The disposition of these two union-related matters will go far to determine if states have the rights that were not delineated by the US Constitution as belonging to the federal government.


Margin in Wisconsin

This was supposed to be written up yesterday, but wasn’t. I believe the surprise (as in “I’m surprised to have this much snow in the middle of April”) storm messed up my schedule.

Now that I have my excuse out of the way, let’s look at the recent election in Wisconsin. You remember how it went, right? It appeared that Kloppenberg (the not-as-conservative candidate) had won by 204 votes or so. Immediately, various luminaries–including the self-hating capitalist Michael Moore–told everyone that the election was over and that Prosser (the more-conservative-candidate) should concede, regardless of how close the vote was. After all, a majority is a majority.

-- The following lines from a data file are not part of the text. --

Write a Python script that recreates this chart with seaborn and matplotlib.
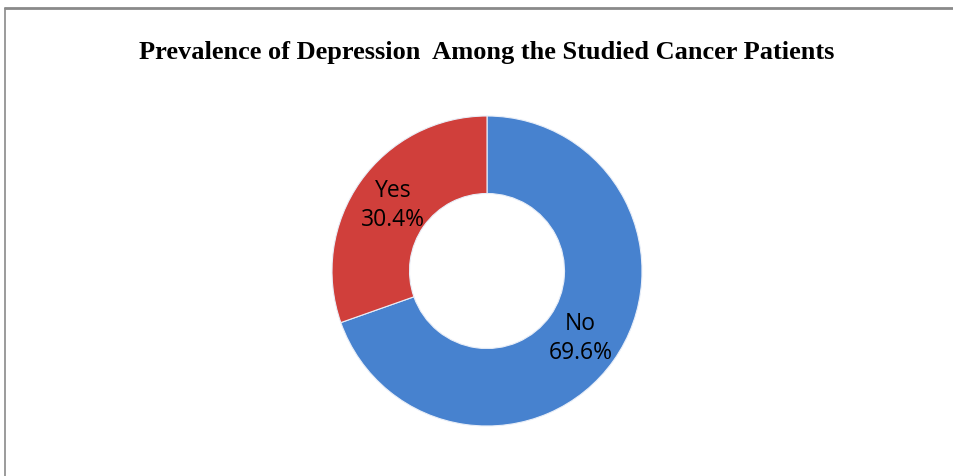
import seaborn as sns
import numpy as np
import matplotlib.pyplot as plt
from matplotlib.lines import Line2D

# data
categories = ["No", "Yes"]
percents = [69.6, 30.4]
colors = ["#4782cf", "#d03f3b"]

sns.set_theme(style="white")
plt.rcParams['font.family'] = ['Open Sans', 'DejaVu Sans']

fig = plt.figure(figsize=(9.54, 4.77), dpi=100)
ax = fig.add_axes([(487 - 155) / 954, (477 - 427) / 477, 310 / 954, 310 / 477])

ax.pie(percents, colors=colors, startangle=90, counterclock=False, radius=1,
       wedgeprops=dict(width=0.5, edgecolor="#e8eef8", linewidth=0.8))

# labels at the middle of each wedge
total = sum(percents)
start = 90
for cat, p in zip(categories, percents):
    mid = np.deg2rad(start - 360 * p / total / 2)
    start -= 360 * p / total
    d = 0.74
    ax.text(d * np.cos(mid), d * np.sin(mid), "{}\n{:.1f}%".format(cat, p),
            ha="center", va="center", fontsize=16.5, color="black", linespacing=1.3)
ax.set_xlim(-1, 1)
ax.set_ylim(-1, 1)
ax.set_aspect("equal")

fig.text(487 / 954, 1 - 53 / 477, "Prevalence of Depression  Among the Studied Cancer Patients",
         ha="center", va="center", fontsize=19, fontweight="bold", color="black",
         family=["Liberation Serif", "DejaVu Serif"])

# chart frame (only top and left edges show)
fig.add_artist(Line2D([5 / 954, 1], [1 - 9 / 477, 1 - 9 / 477], transform=fig.transFigure,
                      color="#8a8a8a", linewidth=2))
fig.add_artist(Line2D([5 / 954, 5 / 954], [0, 1 - 9 / 477], transform=fig.transFigure,
                      color="#8a8a8a", linewidth=1.2))

fig.savefig("out.png", dpi=100)
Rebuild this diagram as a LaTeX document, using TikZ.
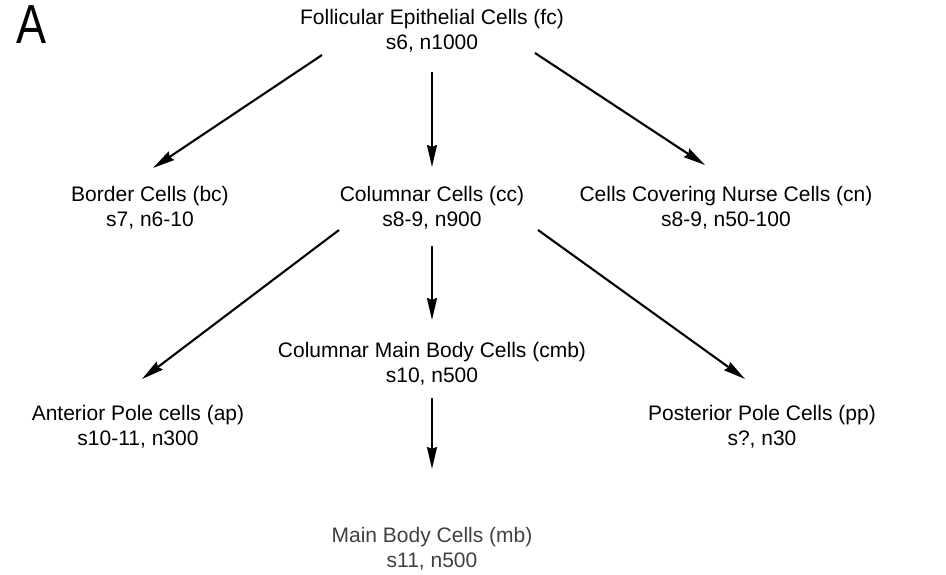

Then, we found out that about 10,000 votes had not been recorded in the official tally. Now, we have the official totals. Prosser has the contest by 7316 votes. Or, to put it another way, a few hundred short of the percentage needed to preclude a recount:

The margin – 0.488% – is within the 0.5% limit that would allow Kloppenburg to request a statewide recount at taxpayers’ expense.

The deadline for calling for a recount is 5 p.m. Wednesday. Although counties have certified their results, by law the Government Accountability Board can’t certify the statewide results and declare an official winner until after that recount deadline passes or after completion of a recount, the state agency noted.

The Kloppenburg campaign has not decided whether to seek a recount, and it has not conceded the race, either.

So, what’s it going to be? Will those who were in favor of allowing the majority candidate to win with a very small margin stick to their principles?

We should find out in the next few days.